### Excerpted data
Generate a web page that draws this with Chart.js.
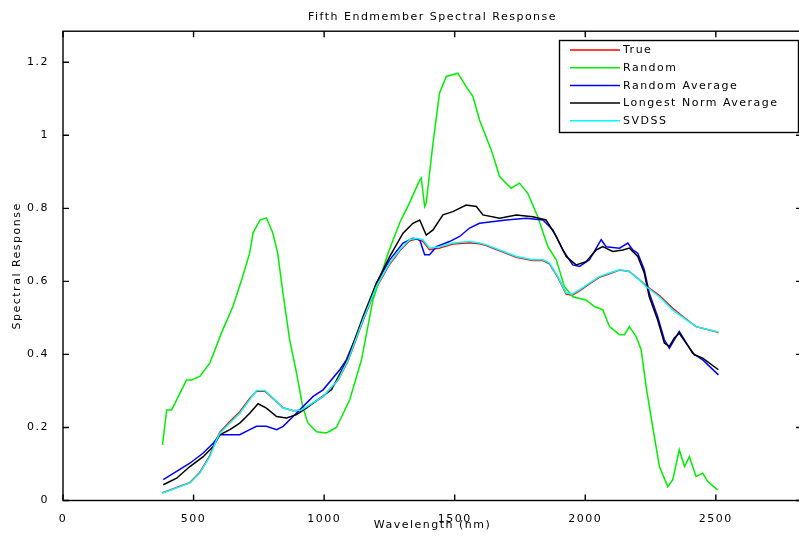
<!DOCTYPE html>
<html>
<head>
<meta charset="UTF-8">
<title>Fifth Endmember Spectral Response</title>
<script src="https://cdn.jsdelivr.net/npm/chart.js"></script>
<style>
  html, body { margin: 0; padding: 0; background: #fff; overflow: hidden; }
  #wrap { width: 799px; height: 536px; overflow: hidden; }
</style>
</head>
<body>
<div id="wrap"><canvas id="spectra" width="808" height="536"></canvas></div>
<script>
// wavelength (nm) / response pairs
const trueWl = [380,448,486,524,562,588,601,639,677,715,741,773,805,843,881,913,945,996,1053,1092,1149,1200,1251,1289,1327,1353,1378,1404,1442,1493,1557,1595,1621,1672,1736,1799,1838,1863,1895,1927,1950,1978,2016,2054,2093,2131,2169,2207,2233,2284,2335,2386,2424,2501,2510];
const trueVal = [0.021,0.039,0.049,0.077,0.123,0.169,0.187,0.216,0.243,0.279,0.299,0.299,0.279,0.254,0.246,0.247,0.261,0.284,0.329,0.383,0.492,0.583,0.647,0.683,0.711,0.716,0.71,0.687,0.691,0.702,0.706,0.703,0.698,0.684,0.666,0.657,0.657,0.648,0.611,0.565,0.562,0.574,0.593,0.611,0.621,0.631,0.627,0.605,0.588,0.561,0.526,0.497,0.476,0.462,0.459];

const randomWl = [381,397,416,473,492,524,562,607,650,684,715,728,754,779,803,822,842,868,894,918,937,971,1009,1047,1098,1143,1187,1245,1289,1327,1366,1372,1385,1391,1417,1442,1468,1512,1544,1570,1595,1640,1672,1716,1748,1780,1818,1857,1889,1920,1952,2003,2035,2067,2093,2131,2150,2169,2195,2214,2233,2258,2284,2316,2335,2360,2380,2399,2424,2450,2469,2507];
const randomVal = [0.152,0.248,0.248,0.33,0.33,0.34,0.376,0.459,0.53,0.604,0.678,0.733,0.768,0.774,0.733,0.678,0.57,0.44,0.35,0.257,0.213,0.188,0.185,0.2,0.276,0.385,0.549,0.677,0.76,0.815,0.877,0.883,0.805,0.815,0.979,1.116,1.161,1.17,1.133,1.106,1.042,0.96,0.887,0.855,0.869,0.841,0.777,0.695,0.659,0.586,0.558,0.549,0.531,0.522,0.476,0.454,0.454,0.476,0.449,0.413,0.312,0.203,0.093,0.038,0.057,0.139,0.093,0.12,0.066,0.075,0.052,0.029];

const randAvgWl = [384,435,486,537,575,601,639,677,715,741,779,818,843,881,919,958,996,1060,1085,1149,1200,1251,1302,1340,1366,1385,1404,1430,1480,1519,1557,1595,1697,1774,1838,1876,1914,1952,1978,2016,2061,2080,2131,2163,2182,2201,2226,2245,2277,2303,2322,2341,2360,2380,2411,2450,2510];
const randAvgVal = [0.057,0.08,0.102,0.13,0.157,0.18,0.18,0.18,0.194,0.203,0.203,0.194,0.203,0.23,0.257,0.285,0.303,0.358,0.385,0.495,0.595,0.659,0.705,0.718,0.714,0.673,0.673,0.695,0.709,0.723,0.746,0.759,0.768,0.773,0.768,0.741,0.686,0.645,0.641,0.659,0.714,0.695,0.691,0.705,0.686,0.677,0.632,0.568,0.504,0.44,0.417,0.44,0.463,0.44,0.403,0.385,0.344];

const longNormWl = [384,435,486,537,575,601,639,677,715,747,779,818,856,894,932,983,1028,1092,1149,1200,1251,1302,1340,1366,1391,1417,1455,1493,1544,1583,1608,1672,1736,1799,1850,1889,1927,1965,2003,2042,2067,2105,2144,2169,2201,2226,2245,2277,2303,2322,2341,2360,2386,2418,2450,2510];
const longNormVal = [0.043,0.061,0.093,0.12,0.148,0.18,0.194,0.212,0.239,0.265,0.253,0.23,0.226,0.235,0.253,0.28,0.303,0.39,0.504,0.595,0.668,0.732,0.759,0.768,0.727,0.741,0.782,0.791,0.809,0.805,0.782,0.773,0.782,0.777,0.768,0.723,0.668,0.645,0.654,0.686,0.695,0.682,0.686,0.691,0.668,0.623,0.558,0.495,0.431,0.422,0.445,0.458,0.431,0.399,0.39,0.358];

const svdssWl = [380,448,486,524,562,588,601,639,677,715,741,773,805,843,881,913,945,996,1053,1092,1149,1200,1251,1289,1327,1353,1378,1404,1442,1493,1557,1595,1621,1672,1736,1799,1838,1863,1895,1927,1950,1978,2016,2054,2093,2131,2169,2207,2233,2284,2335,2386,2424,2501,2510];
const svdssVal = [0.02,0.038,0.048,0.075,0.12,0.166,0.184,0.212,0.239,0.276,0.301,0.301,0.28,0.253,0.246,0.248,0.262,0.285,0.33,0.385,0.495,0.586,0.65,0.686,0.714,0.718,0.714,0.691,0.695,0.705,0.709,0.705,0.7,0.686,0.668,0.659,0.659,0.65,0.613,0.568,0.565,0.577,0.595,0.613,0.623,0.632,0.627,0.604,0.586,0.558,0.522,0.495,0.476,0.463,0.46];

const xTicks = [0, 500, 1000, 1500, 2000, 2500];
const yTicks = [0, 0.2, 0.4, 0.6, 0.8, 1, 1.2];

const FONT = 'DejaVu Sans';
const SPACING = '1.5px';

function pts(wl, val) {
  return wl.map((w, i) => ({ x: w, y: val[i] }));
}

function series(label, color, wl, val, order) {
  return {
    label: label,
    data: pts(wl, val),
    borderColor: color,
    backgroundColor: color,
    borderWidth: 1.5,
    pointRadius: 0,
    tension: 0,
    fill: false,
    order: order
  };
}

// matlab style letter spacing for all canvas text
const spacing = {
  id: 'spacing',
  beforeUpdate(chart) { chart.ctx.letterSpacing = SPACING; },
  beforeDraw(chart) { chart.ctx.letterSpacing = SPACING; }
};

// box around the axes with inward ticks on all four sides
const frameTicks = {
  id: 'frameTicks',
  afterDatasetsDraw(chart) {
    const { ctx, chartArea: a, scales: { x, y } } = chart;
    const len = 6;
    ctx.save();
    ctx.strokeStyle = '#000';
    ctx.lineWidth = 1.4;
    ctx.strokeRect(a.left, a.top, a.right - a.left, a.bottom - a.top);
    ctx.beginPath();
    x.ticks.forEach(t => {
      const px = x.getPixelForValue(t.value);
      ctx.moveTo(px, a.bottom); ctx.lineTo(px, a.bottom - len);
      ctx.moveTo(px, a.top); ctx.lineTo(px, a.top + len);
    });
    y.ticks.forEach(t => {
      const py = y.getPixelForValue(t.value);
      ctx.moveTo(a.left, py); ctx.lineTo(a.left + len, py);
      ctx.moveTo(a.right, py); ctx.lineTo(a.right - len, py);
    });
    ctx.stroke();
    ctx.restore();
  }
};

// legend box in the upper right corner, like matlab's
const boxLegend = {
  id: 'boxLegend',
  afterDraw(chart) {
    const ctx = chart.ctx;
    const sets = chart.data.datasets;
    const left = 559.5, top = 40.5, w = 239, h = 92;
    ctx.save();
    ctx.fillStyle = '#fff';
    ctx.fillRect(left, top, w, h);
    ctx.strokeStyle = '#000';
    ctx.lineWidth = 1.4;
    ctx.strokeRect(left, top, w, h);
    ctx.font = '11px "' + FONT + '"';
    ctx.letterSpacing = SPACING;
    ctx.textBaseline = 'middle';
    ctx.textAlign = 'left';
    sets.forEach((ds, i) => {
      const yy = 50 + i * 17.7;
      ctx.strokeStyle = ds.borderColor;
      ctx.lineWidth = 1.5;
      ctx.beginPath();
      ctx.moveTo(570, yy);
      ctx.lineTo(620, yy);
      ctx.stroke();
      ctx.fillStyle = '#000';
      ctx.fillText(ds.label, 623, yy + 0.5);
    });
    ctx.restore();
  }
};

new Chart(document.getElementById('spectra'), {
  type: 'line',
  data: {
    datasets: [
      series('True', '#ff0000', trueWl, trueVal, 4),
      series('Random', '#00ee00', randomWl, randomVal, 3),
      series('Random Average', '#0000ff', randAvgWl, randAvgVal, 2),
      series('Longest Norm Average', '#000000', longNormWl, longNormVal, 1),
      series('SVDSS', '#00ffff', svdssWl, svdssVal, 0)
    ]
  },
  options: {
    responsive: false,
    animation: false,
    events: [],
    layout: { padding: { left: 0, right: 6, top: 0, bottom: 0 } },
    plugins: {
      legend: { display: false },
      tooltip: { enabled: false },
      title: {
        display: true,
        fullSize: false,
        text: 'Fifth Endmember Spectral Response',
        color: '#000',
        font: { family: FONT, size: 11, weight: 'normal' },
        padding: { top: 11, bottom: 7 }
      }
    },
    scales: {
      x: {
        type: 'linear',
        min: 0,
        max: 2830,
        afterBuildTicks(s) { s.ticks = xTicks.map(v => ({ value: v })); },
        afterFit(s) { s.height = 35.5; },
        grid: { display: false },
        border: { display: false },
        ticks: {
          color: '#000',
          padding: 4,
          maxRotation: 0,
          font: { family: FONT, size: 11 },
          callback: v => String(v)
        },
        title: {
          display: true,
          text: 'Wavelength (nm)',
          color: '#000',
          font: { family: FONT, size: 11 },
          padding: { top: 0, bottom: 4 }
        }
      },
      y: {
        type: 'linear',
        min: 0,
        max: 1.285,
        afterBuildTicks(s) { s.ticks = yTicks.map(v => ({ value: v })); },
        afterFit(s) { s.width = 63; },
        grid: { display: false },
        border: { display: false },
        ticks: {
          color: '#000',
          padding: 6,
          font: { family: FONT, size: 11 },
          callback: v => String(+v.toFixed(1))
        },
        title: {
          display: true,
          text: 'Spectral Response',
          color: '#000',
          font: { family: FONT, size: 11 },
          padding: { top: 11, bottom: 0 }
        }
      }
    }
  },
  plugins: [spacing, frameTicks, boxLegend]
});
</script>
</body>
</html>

==

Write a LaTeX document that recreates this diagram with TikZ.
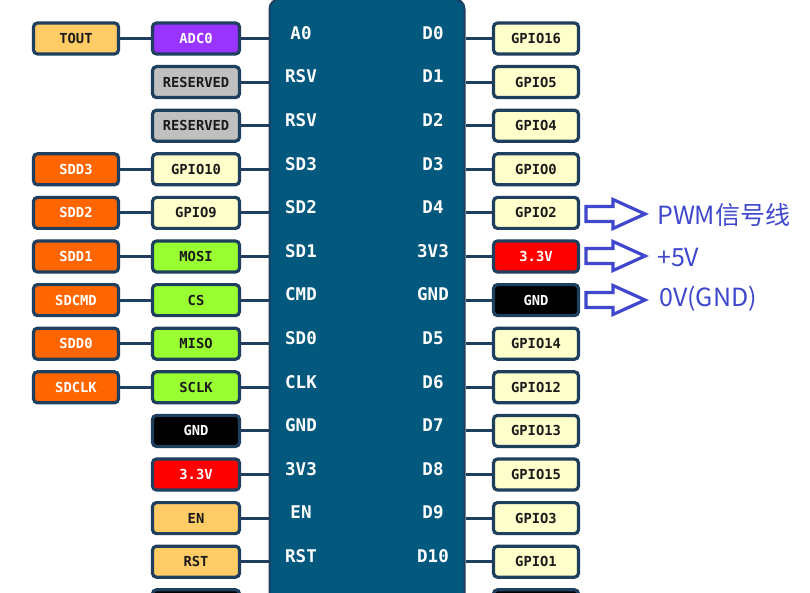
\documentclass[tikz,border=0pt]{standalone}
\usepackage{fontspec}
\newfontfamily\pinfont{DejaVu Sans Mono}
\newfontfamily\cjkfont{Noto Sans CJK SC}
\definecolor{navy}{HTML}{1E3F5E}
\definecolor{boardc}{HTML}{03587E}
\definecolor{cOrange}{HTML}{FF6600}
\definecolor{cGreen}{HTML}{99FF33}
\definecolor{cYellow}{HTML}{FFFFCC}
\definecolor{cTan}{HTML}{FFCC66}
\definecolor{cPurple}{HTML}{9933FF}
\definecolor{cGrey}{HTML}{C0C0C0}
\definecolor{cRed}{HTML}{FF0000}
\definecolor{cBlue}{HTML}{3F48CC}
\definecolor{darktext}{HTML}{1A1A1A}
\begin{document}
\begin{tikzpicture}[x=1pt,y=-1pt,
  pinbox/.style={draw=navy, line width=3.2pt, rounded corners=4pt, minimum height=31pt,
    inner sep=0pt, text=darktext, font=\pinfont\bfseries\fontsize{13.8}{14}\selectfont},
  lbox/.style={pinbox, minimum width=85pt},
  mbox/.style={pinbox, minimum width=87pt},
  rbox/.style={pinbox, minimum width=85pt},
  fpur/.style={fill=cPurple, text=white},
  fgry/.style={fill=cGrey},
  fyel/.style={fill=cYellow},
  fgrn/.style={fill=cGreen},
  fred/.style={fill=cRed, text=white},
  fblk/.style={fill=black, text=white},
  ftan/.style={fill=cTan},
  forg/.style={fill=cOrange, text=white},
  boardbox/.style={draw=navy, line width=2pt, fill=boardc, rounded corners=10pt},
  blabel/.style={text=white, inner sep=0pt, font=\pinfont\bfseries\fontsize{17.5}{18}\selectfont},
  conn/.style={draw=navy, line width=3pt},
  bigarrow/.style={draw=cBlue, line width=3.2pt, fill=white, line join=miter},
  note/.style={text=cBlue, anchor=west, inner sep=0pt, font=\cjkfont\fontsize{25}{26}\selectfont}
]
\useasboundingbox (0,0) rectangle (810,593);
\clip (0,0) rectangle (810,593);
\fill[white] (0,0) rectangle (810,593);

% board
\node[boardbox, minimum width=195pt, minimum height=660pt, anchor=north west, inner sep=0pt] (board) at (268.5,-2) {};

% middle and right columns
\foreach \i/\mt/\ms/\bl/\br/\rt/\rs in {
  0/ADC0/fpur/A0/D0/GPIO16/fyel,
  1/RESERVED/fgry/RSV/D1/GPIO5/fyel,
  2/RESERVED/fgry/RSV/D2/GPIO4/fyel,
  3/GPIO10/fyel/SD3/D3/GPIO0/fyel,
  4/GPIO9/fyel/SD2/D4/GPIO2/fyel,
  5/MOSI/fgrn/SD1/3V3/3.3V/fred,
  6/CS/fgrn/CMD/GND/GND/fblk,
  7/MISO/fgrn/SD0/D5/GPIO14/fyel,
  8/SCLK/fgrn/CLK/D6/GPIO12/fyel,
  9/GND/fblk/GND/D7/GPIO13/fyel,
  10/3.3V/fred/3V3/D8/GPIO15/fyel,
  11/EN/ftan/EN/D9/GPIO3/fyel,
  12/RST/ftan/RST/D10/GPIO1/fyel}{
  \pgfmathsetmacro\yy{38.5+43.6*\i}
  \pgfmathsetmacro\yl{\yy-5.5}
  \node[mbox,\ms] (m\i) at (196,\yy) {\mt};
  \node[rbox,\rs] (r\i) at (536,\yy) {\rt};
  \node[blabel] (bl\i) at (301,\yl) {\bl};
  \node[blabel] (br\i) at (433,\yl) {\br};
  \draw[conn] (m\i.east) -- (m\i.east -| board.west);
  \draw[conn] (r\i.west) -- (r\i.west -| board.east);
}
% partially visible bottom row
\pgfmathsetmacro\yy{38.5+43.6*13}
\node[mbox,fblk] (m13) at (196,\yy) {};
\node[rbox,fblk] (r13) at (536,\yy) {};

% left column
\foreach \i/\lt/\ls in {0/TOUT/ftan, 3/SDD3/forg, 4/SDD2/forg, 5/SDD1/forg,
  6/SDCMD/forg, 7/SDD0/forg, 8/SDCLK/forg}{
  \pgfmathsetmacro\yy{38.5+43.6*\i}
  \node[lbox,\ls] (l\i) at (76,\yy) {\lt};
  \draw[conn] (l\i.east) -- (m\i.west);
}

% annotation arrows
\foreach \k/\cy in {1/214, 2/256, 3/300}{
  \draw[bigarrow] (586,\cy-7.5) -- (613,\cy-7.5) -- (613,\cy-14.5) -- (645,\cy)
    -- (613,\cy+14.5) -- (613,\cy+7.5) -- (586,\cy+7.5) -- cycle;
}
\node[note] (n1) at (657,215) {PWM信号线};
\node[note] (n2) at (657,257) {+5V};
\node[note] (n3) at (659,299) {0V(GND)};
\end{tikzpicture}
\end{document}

### Written problem
Take every line containing the word "with" and copy it.

### Answer in full
Generate a web page that draws this with Chart.js.
// box around the axes with inward ticks on all four sides
Write a LaTeX document that recreates this diagram with TikZ.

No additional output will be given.